Staunton, June 12 – Few ideas are so often belittled and dismissed by Moscow and Western Russian specialists as that the Cossacks are a nation and that they can reasonably aspire to an independent state as the 1959 US Captive Nations Resolution suggests. But the Cossacks are not only increasingly active but certain they are a nation and will be free.
A new article by Vyacheslav Dyomin, a Cossack who now lives in the United States, on the Tallinn-based regionalist portal Region.Expert provides perhaps the most comprehensive statement of where the Cossacks are today and what they expect “after the demise of the evil empire” (region.expert/new_cossackia/).
Everyone, Dyomin begins, is interested in what will happen after the empire, “which some call Russia, others the post-Soviet space, and still others the Muscovite Horde, Bolshevizia or Chekiststan falls apart.” He says he cannot predict what will happen to all its various parts but is certain that our Cossack lands sooner or later will be freed from the Kremlin yoke.”
“For many years,” Dyomin acknowledges, he was himself “a prisoner of imperial illusions and loyal to messianic ideas, Rusism, the notion of a god-bearing people and the Third Rome, sincerely supposing that any division of ‘Rus’ would be death to a millennium old holy Russian ideal.”
He continues: “Before the annexation of Crimea and the beginning of the Russian-Crimean war, it was still possible to believe in this chimera as an ideal model of the past; but after March 2014 only degenerates or in the best case very naïve national idealists have remained supporters of ‘the Russian world,’ ‘the Russian spring,’ and ‘the ingathering of Russian lands.’”
“Now, before our eyes is occurring a slow but clear process of the degradation and disintegration of the Soviet-Bolshevik power which is the last empire on the Eurasian space and the last stronghold of world imperialism and colonialism” at a time when other empires have fallen apart and many new countries have emerged or re-emerged.
According to Dyomin, “the present-day RF state is not Russian, not a federative state, not a constitutional one and in general not a republic either. It isn’t even an empire in the classic European sense of the term but rather a certain great-power Asiatic hybrid” that has arisen out of a mixture of the Golden Horde, the Muscovite principality, the Russian Empire and the USSR.
It is “an eclectically false ‘Russia,’ dressed in bast shoes, an embroidered shift, a Soviet hat from civil war times, and a fashionable tie from Versace which for simplicity and with accuracy we will call the Muscovite empire or Mosovia,” Dyomin continues.

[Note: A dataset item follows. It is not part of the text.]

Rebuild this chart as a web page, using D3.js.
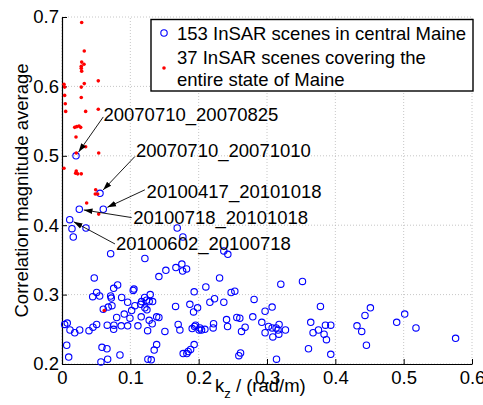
<!DOCTYPE html>
<html>
<head>
<meta charset="utf-8">
<script src="https://cdn.jsdelivr.net/npm/d3@7"></script>
<style>
  body { margin: 0; background: #fff; }
  text { font-family: "Liberation Sans", Arial, sans-serif; fill: #000; }
</style>
</head>
<body>
<div id="chart"></div>
<script>
// 153 InSAR scenes in central Maine (kz, correlation)
const blueKz = [0.0205,0.0556,0.0604,0.0253,0.0113,0.0146,0.0351,0.0165,0.0712,0.1213,
  0.1686,0.1769,0.2368,0.2427,0.152,0.1667,0.1754,0.1823,0.1765,0.1418,
  0.2306,0.3519,0.0472,0.0814,0.0756,0.1042,0.1053,0.0507,0.0449,0.0551,
  0.0712,0.0721,0.0873,0.0961,0.1165,0.1151,0.1209,0.1291,0.1238,0.1276,
  0.1326,0.0604,0.0677,0.0731,0.1067,0.1019,0.1213,0.1243,0.0911,0.08,
  0.1159,0.0994,0.1385,0.1418,0.1276,0.0039,0.0077,0.0117,0.0186,0.0259,
  0.0395,0.0453,0.0507,0.0662,0.076,0.0756,0.0867,0.0961,0.1111,0.1253,
  0.132,0.1506,0.1662,0.1871,0.1934,0.1984,0.1925,0.17,0.1725,0.1905,
  0.194,0.1955,0.2018,0.2007,0.2042,0.2091,0.0069,0.0098,0.0585,0.0658,
  0.0848,0.057,0.0668,0.1385,0.1349,0.1257,0.1306,0.1934,0.1882,0.1846,
  0.1773,0.1827,0.2105,0.2475,0.2529,0.2164,0.2232,0.2368,0.2811,0.3202,
  0.3782,0.3075,0.2972,0.2408,0.2423,0.2558,0.2602,0.2792,0.2924,0.268,
  0.2627,0.2218,0.2212,0.2972,0.3022,0.3075,0.3133,0.3177,0.3162,0.3173,
  0.3085,0.327,0.364,0.3674,0.3753,0.3835,0.3855,0.3933,0.387,0.3607,
  0.3933,0.2613,0.2588,0.3139,0.4513,0.4434,0.4317,0.4386,0.4455,0.4898,
  0.5015,0.518,0.576];
const blueCorr = [0.500,0.446,0.423,0.423,0.408,0.395,0.396,0.383,0.359,0.352,
  0.396,0.383,0.363,0.358,0.335,0.339,0.344,0.337,0.334,0.326,
  0.324,0.319,0.324,0.314,0.309,0.306,0.308,0.303,0.297,0.298,
  0.298,0.295,0.296,0.289,0.290,0.286,0.296,0.300,0.292,0.290,
  0.290,0.279,0.282,0.284,0.284,0.277,0.281,0.278,0.272,0.267,
  0.268,0.266,0.268,0.267,0.263,0.257,0.259,0.249,0.245,0.249,
  0.248,0.253,0.257,0.256,0.256,0.250,0.255,0.255,0.255,0.248,
  0.258,0.247,0.283,0.286,0.304,0.281,0.275,0.257,0.249,0.251,
  0.254,0.256,0.252,0.249,0.249,0.250,0.227,0.210,0.224,0.222,
  0.213,0.203,0.207,0.228,0.220,0.207,0.206,0.228,0.221,0.218,
  0.215,0.215,0.311,0.303,0.305,0.289,0.294,0.289,0.293,0.315,
  0.283,0.282,0.276,0.264,0.254,0.267,0.266,0.268,0.260,0.253,
  0.247,0.258,0.252,0.245,0.254,0.252,0.252,0.257,0.249,0.243,
  0.239,0.249,0.260,0.245,0.249,0.243,0.256,0.256,0.235,0.222,
  0.214,0.216,0.212,0.207,0.281,0.270,0.255,0.247,0.227,0.260,
  0.272,0.252,0.237];

// 37 InSAR scenes covering the entire state of Maine
const redKz = [0.0288,0.0326,0.0288,0.0322,0.0282,0.0282,0.0288,0.0531,0.0326,0.0029,
  0.0039,0.0282,0.0039,0.0282,0.0048,0.0531,0.0054,0.0346,0.0186,0.0215,
  0.0249,0.0273,0.0205,0.0346,0.0537,0.0029,0.0209,0.02,0.023,0.0282,
  0.0493,0.0487,0.0522,0.0361,0.0537,0.0618,0.0209];
const redCorr = [0.692,0.651,0.635,0.632,0.629,0.626,0.622,0.608,0.604,0.603,
  0.599,0.599,0.587,0.584,0.575,0.567,0.564,0.564,0.541,0.542,
  0.543,0.541,0.527,0.513,0.504,0.482,0.478,0.475,0.474,0.474,
  0.451,0.445,0.445,0.432,0.416,0.277,0.504];

// annotated scenes: index into blue arrays, label text, text position, arrow tail
const noteLabels = ["20070710_20070825","20070710_20071010","20100417_20101018","20100718_20101018","20100602_20100718"];
const noteIndex = [0, 1, 2, 3, 4];
const noteTextX = [0.0607, 0.1082, 0.1238, 0.1042, 0.0789];
const noteTextY = [0.560, 0.508, 0.449, 0.411, 0.374];
const noteTailX = [0.0604, 0.1067, 0.1213, 0.1019, 0.0775];
const noteTailY = [0.556, 0.499, 0.451, 0.411, 0.373];

const xTicks = [0, 0.1, 0.2, 0.3, 0.4, 0.5, 0.6];
const yTicks = [0.2, 0.3, 0.4, 0.5, 0.6, 0.7];

const width = 483, height = 405;
const margin = {left: 62, right: 11, top: 17, bottom: 41};

const svg = d3.select("#chart").append("svg")
    .attr("width", width)
    .attr("height", height);

const x = d3.scaleLinear().domain([0, 0.6]).range([margin.left, width - margin.right]);
const y = d3.scaleLinear().domain([0.2, 0.7]).range([height - margin.bottom, margin.top]);

// grid (dotted)
const grid = svg.append("g").attr("stroke", "#b8b8b8").attr("stroke-width", 0.8).attr("stroke-dasharray", "1,2");
grid.selectAll("line.gx").data(xTicks).join("line")
    .attr("x1", d => x(d)).attr("x2", d => x(d))
    .attr("y1", y(0.2)).attr("y2", y(0.7));
grid.selectAll("line.gy").data(yTicks).join("line")
    .attr("y1", d => y(d)).attr("y2", d => y(d))
    .attr("x1", x(0)).attr("x2", x(0.6));

// axes
const xAxis = svg.append("g")
    .attr("transform", `translate(0,${y(0.2)})`)
    .call(d3.axisBottom(x).tickValues(xTicks).tickFormat(d3.format("")).tickSize(-5).tickSizeOuter(0).tickPadding(7));
const yAxis = svg.append("g")
    .attr("transform", `translate(${x(0)},0)`)
    .call(d3.axisLeft(y).tickValues(yTicks).tickFormat(d3.format("")).tickSize(-5).tickSizeOuter(0).tickPadding(3));

[xAxis, yAxis].forEach(a => {
    a.select(".domain").attr("stroke", "#000").attr("stroke-width", 1.2);
    a.selectAll(".tick line").attr("stroke", "#000");
    a.selectAll(".tick text").attr("font-size", 18.5).attr("fill", "#000")
        .attr("font-family", "Liberation Sans, Arial, sans-serif");
});

// blue circles
svg.append("g").selectAll("circle")
    .data(d3.range(blueKz.length))
    .join("circle")
    .attr("cx", i => x(blueKz[i]))
    .attr("cy", i => y(blueCorr[i]))
    .attr("r", 3.2)
    .attr("fill", "none")
    .attr("stroke", "#0000ff")
    .attr("stroke-width", 1.1);

// red dots
svg.append("g").selectAll("circle")
    .data(d3.range(redKz.length))
    .join("circle")
    .attr("cx", i => x(redKz[i]))
    .attr("cy", i => y(redCorr[i]))
    .attr("r", 1.8)
    .attr("fill", "#ff0000");

// arrows
svg.append("defs").append("marker")
    .attr("id", "arrow")
    .attr("viewBox", "0 -4 10 8")
    .attr("refX", 10)
    .attr("refY", 0)
    .attr("markerUnits", "userSpaceOnUse")
    .attr("markerWidth", 9)
    .attr("markerHeight", 7)
    .attr("orient", "auto")
    .append("path")
    .attr("d", "M0,-3.2L10,0L0,3.2Z")
    .attr("fill", "#000");

const notes = svg.append("g");
noteLabels.forEach((lab, k) => {
    const tx = x(noteTailX[k]), ty = y(noteTailY[k]);
    const px = x(blueKz[noteIndex[k]]), py = y(blueCorr[noteIndex[k]]);
    const len = Math.hypot(tx - px, ty - py);
    const hx = px + (tx - px) / len * 4.5, hy = py + (ty - py) / len * 4.5;
    notes.append("line")
        .attr("x1", tx).attr("y1", ty).attr("x2", hx).attr("y2", hy)
        .attr("stroke", "#000").attr("stroke-width", 0.9)
        .attr("marker-end", "url(#arrow)");
    notes.append("text")
        .attr("x", x(noteTextX[k]))
        .attr("y", y(noteTextY[k]))
        .attr("dy", "0.36em")
        .attr("font-size", 18.5)
        .text(lab);
});

// legend
const lg = svg.append("g");
lg.append("rect")
    .attr("x", 151).attr("y", 19.5).attr("width", 322).attr("height", 71.5)
    .attr("fill", "#fff").attr("stroke", "#000").attr("stroke-width", 1.4);
lg.append("circle").attr("cx", 164).attr("cy", 33).attr("r", 3.2)
    .attr("fill", "none").attr("stroke", "#0000ff").attr("stroke-width", 1.1);
lg.append("text").attr("x", 177).attr("y", 33).attr("dy", "0.36em").attr("font-size", 18.5)
    .text("153 InSAR scenes in central Maine");
lg.append("circle").attr("cx", 164).attr("cy", 68).attr("r", 1.8).attr("fill", "#ff0000");
lg.append("text").attr("x", 177).attr("y", 57).attr("dy", "0.36em").attr("font-size", 18.5)
    .text("37 InSAR scenes covering the");
lg.append("text").attr("x", 177).attr("y", 79).attr("dy", "0.36em").attr("font-size", 18.5)
    .text("entire state of Maine");

// axis labels
const xl = svg.append("text")
    .attr("x", 215)
    .attr("y", 392)
    .attr("font-size", 18.5);
xl.append("tspan").text("k");
xl.append("tspan").attr("dy", 6).attr("font-size", 13).text("z");
xl.append("tspan").attr("dy", -6).text(" / (rad/m)");

svg.append("text")
    .attr("transform", `translate(28,${(y(0.2) + y(0.7)) / 2}) rotate(-90)`)
    .attr("text-anchor", "middle")
    .attr("font-size", 18.5)
    .text("Correlation magnitude average");
</script>
</body>
</html>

Moscow has become a gigantic metropolis separate from “the colony regions” it exploits.
But even its oil and gas reserves will not save it, the Cossack writer says. And “the de-imperialization begun in the early 1990s by a revolution from above to all appearances will be completed in the coming years by a revolution from below,” one that will not begin in well-fed Moscow but in the regions the capital exploits.
The Cossacks are very much part of this, Dyomin says. Their experience of “unsuccessful attempts to free themselves from colonial dependence has shown them that while the Muscovite empire is alive … separating from it is practically impossible” but that when it weakens and begins to fall apart, the Cossacks like other nations have a chance.
First of all, the old imperial edifice needs to be dismantled and the territory “cleansed from centuries of slavery.” Only then, he continues, will it be possible to “build in its place bright new republic houses.” The Americans are among the leaders in understanding this, and the still enslaved peoples of Muscovia are inspired by the Captive Nations Week ideals.
Those ideals include the recognition of Cossackia. That term, Dyomin says, includes all the territories of the former Russian Empire “from Ukraine to Siberia” and was popularized by Cossack emigres in Prague and elsewhere in the 1920s and 1930s in journals like Volnoye Kazachestvo, Kazakiya, and Kazak.
Indeed, Dyomin says, “free Cossacks” became “the common name of a number of Ukrainian-Cossack groups which arose in emigration and whose members called themselves that and their effoorts the Free Cossack movement.” They opposed and were opposed by Cossack imperialists who continued to view themselves as a social stratum serving the empire.
The Free Cossacks then and now seek recognition of the Cossacks “as a people who have suffered genocide.” Their numbers are growing, and they have formed various organizations and groups not only in the emigration but as possible within the current borders of the Russian Federation.
What kind of a state will the Cossacks form? “A federation like the United States or a confederation like the European Union?” Dyomin says that the latter is more likely at least in the first stages of the collapse of the Muscovite empire given the diversity and dispersal of the Cossack nation.